--- START OF Data ---

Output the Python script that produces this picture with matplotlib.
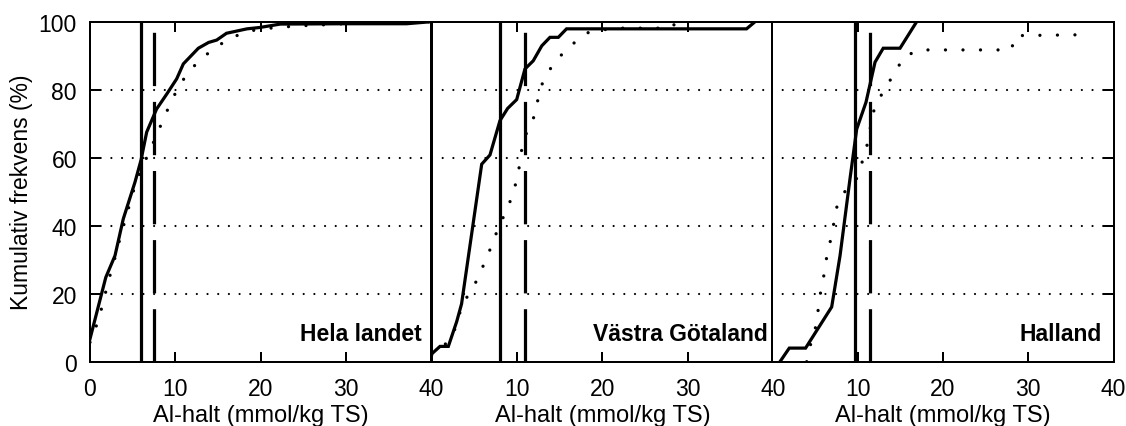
import matplotlib
matplotlib.use('Agg')
import matplotlib.pyplot as plt

plt.rcParams['font.family'] = ['Liberation Sans', 'DejaVu Sans']
plt.rcParams['lines.scale_dashes'] = False

# ---------------- data ----------------
regions = ['Hela landet', 'Västra Götaland', 'Halland']

hela_solid_x = [0, 1.85, 2.93, 3.9, 5.27, 5.98, 6.64, 7.8, 8.99, 10.16, 10.94, 12.7, 13.9, 14.85, 16.0, 18.4, 19.9, 22.3, 30.0, 37.1, 40.0]
hela_solid_y = [6.7, 24.8, 31.2, 42.0, 52.8, 59.3, 67.5, 74.3, 78.7, 83.2, 87.6, 92.2, 93.9, 94.6, 96.6, 97.9, 98.3, 99.3, 99.4, 99.4, 100.0]
hela_dot_x = [0, 0.78, 1.37, 1.88, 2.42, 3.0, 3.52, 4.1, 4.69, 5.27, 6.05, 7.03, 7.89, 8.79, 9.69, 10.82, 12.42, 14.38, 16.4, 18.5, 20.6, 22.5, 24.6, 26.7, 32.0, 40.0]
hela_dot_y = [5.7, 10.8, 15.8, 20.9, 26.1, 31.2, 36.3, 41.5, 46.7, 51.8, 56.9, 62.1, 67.2, 72.4, 77.5, 82.6, 87.6, 91.9, 95.1, 97.2, 98.0, 98.4, 98.8, 99.0, 99.7, 100.0]

vg_solid_x = [0, 0.97, 1.95, 2.93, 3.5, 5.86, 6.83, 8.0, 8.9, 9.96, 10.93, 11.9, 12.9, 13.86, 14.84, 15.8, 36.9, 37.9]
vg_solid_y = [2.3, 4.5, 4.5, 11.8, 17.0, 58.1, 60.8, 70.9, 74.5, 77.1, 86.1, 88.5, 92.9, 95.4, 95.4, 97.9, 97.9, 100.0]
vg_dot_x = [0, 1.0, 2.0, 3.0, 3.5, 4.8, 5.74, 6.64, 7.42, 8.3, 9.18, 9.84, 10.27, 10.55, 11.13, 12.1, 12.5, 13.09, 14.4, 16.1, 18.2, 19.9, 22.3, 28.0, 28.4, 29.5]
vg_dot_y = [2.0, 4.0, 6.0, 11.0, 16.7, 21.4, 26.5, 31.7, 36.9, 42.0, 47.1, 52.3, 57.4, 62.4, 67.5, 72.6, 77.8, 82.9, 88.1, 92.6, 96.7, 97.6, 98.1, 98.1, 99.1, 100.0]

hal_solid_x = [0.9, 1.99, 3.9, 6.96, 7.94, 9.1, 9.89, 10.98, 12.04, 13.0, 14.97, 16.92]
hal_solid_y = [0, 4.0, 4.0, 16.1, 31.2, 53.7, 68.4, 76.3, 88.1, 92.2, 92.2, 100.0]
hal_dot_x = [4.03, 4.5, 5.09, 5.39, 5.67, 6.06, 6.37, 6.84, 7.23, 7.62, 8.52, 9.89, 10.55, 11.14, 11.5, 11.96, 13.0, 14.26, 15.47, 17.3, 28.0, 28.5, 37.5]
hal_dot_y = [0, 5.2, 10.3, 15.5, 20.6, 25.6, 30.7, 35.9, 41.0, 46.2, 50.1, 53.9, 58.9, 64.0, 69.0, 74.5, 79.5, 84.6, 89.8, 91.7, 91.7, 95.9, 96.2]

median_lines = [6.0, 8.0, 9.7]      # solid vertical lines
mean_lines = [7.5, 10.9, 11.5]      # dashed vertical lines

grid_levels = [20, 40, 60, 80]
yticks = [0, 20, 40, 60, 80, 100]
xticks_first = [0, 10, 20, 30, 40]
xticks_other = [10, 20, 30, 40]

solid_x = [hela_solid_x, vg_solid_x, hal_solid_x]
solid_y = [hela_solid_y, vg_solid_y, hal_solid_y]
dot_x = [hela_dot_x, vg_dot_x, hal_dot_x]
dot_y = [hela_dot_y, vg_dot_y, hal_dot_y]

# ---------------- drawing ----------------
PX = 0.72  # points per pixel at 100 dpi
W, H = 1126, 427
fig = plt.figure(figsize=(W / 100, H / 100), dpi=100)

lefts = [90, 431.7, 772.3]
label_x = [38.9, 39.4, 38.6]
FS = 16.5
LW = 3.2

for i in range(3):
    ax = fig.add_axes([lefts[i] / W, 64.3 / H, 341.3 / W, 340 / H])
    ax.set_xlim(0, 40)
    ax.set_ylim(0, 100)

    for g in grid_levels:
        ax.axhline(g, color='black', lw=2.2 * PX, linestyle=(0, (0.01, 10.67 * PX)),
                   dash_capstyle='round', zorder=1)

    ax.axvline(median_lines[i], color='black', lw=LW * PX, zorder=3)
    ax.axvline(mean_lines[i], ymin=0, ymax=0.97, color='black', lw=LW * PX,
               linestyle=(0, (53.3 * PX, 15.8 * PX)), dash_capstyle='butt', zorder=3)

    ax.plot(dot_x[i], dot_y[i], color='black', lw=3.3 * PX,
            linestyle=(0, (0.01, 17.5 * PX)), dash_capstyle='round', zorder=2)
    ax.plot(solid_x[i], solid_y[i], color='black', lw=LW * PX,
            solid_joinstyle='miter', zorder=4)

    ax.text(label_x[i], 6.4, regions[i], ha='right', va='baseline',
            fontsize=FS, fontweight='bold')

    for s in ax.spines.values():
        s.set_linewidth(2.0 * PX)
        s.set_zorder(5)

    if i == 0:
        ax.set_xticks(xticks_first)
        ax.set_yticks(yticks)
        ax.tick_params(axis='y', left=True, right=False, labelleft=True,
                       direction='in', length=11 * PX, width=2.0 * PX,
                       labelsize=FS, pad=13 * PX)
        ax.set_ylabel('Kumulativ frekvens (%)', fontsize=FS, labelpad=4)
    else:
        ax.set_xticks(xticks_other)
        if i == 2:
            ax.set_yticks(yticks)
            ax.tick_params(axis='y', left=False, right=True, labelleft=False,
                           labelright=False, direction='in', length=11 * PX,
                           width=2.0 * PX)
        else:
            ax.set_yticks([])
    ax.tick_params(axis='x', top=True, bottom=True, direction='in',
                   length=10 * PX, width=2.0 * PX, labelsize=FS, pad=15 * PX)
    ax.set_xlabel('Al-halt (mmol/kg TS)', fontsize=FS + 0.5, labelpad=3)

fig.savefig('out.png', dpi=100)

--- END OF Data ---

Omit the pictures, then repeat exactly each line from the beginning of the listing through the line with "regions = ['Hela".

Output the Python script that produces this picture with matplotlib.
import matplotlib
matplotlib.use('Agg')
import matplotlib.pyplot as plt

plt.rcParams['font.family'] = ['Liberation Sans', 'DejaVu Sans']
plt.rcParams['lines.scale_dashes'] = False

# ---------------- data ----------------
regions = ['Hela landet', 'Västra Götaland', 'Halland']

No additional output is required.